Begin

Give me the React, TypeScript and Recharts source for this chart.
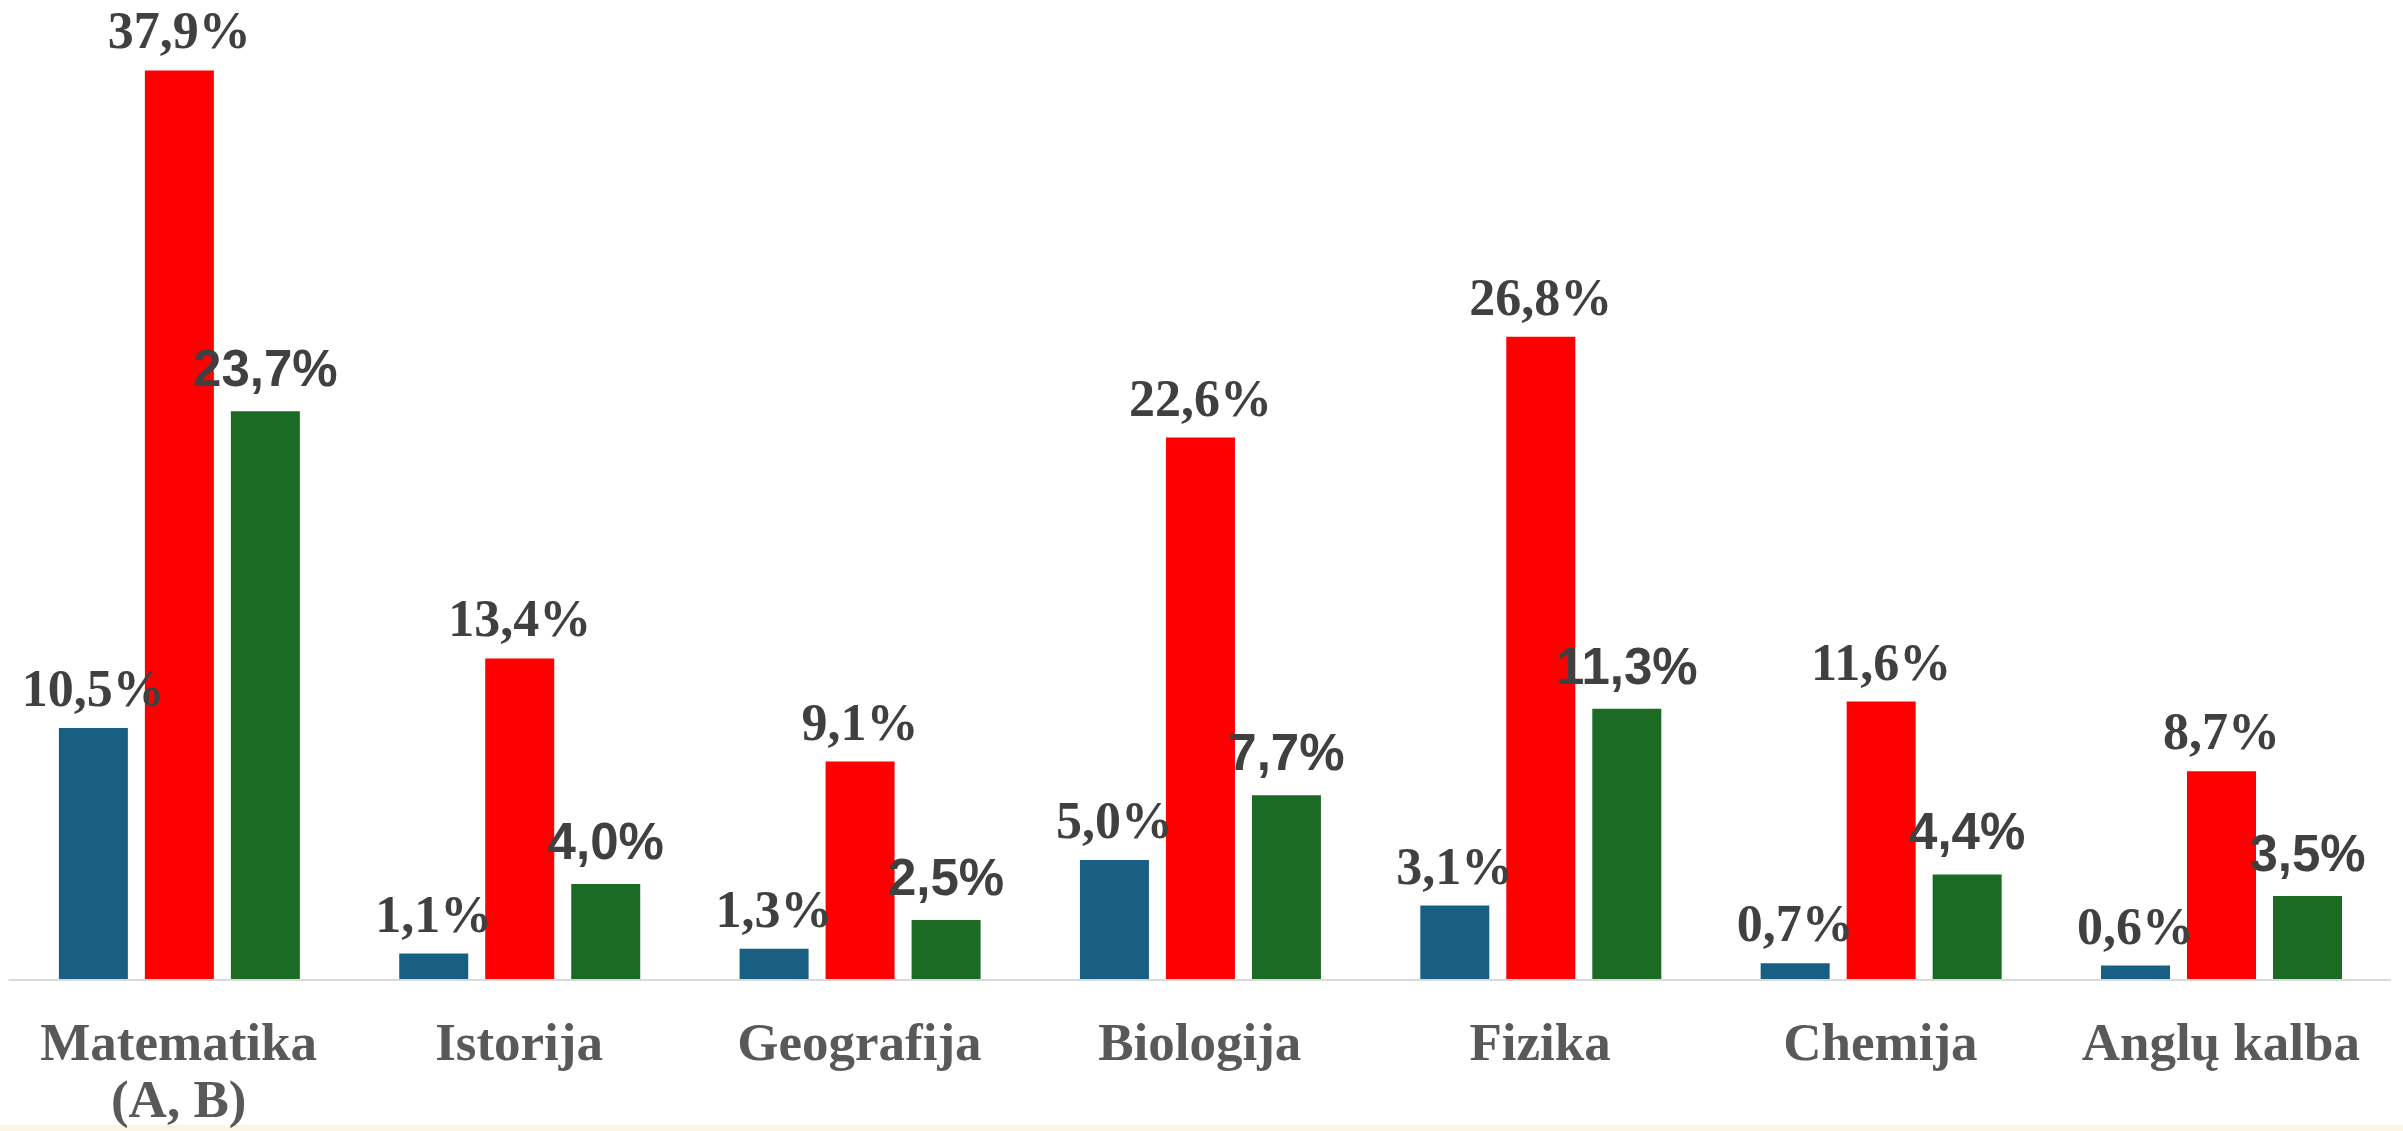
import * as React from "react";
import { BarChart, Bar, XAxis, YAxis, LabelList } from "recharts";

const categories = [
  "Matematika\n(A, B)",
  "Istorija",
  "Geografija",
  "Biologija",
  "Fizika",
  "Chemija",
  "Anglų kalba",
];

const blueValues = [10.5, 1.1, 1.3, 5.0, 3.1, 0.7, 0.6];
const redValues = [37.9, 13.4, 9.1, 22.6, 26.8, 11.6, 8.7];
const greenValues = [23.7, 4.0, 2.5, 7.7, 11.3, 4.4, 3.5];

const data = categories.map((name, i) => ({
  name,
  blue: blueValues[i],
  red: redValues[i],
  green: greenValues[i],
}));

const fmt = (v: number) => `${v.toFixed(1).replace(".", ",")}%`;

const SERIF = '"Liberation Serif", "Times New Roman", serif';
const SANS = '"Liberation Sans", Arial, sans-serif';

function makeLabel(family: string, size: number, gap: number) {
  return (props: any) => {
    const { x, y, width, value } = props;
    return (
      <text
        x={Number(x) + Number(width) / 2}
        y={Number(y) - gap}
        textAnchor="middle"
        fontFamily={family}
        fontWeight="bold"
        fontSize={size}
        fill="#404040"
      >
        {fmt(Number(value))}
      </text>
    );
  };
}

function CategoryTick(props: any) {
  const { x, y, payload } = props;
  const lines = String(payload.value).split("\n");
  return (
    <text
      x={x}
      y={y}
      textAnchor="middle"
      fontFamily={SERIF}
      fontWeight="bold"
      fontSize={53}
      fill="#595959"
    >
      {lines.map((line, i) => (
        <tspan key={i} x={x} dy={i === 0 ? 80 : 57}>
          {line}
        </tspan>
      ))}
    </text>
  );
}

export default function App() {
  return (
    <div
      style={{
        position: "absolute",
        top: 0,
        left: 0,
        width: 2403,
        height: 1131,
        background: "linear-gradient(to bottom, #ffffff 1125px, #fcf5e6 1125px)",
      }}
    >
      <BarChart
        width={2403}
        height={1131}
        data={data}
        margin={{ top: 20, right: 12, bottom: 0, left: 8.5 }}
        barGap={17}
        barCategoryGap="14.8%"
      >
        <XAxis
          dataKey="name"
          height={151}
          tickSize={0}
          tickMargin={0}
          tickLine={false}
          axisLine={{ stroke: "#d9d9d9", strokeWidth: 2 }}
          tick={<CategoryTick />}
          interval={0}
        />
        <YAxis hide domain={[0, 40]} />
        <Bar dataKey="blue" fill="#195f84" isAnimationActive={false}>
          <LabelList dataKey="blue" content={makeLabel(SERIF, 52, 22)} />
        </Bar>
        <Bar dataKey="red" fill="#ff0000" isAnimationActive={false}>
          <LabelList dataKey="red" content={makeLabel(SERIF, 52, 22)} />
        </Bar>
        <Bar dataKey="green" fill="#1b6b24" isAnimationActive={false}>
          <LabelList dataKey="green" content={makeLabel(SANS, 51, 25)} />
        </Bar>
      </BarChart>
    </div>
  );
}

End

What the exercise asks: Exactly reproduce the run of lines from the start of the listing through the line with "const greenValues = [23.7, 4.0, 2.5, 7.7, 11.3, 4.4, 3.5];", inclusive; pictures are not copied.

Solved exercise:
Give me the React, TypeScript and Recharts source for this chart.
import * as React from "react";
import { BarChart, Bar, XAxis, YAxis, LabelList } from "recharts";

const categories = [
  "Matematika\n(A, B)",
  "Istorija",
  "Geografija",
  "Biologija",
  "Fizika",
  "Chemija",
  "Anglų kalba",
];

const blueValues = [10.5, 1.1, 1.3, 5.0, 3.1, 0.7, 0.6];
const redValues = [37.9, 13.4, 9.1, 22.6, 26.8, 11.6, 8.7];
const greenValues = [23.7, 4.0, 2.5, 7.7, 11.3, 4.4, 3.5];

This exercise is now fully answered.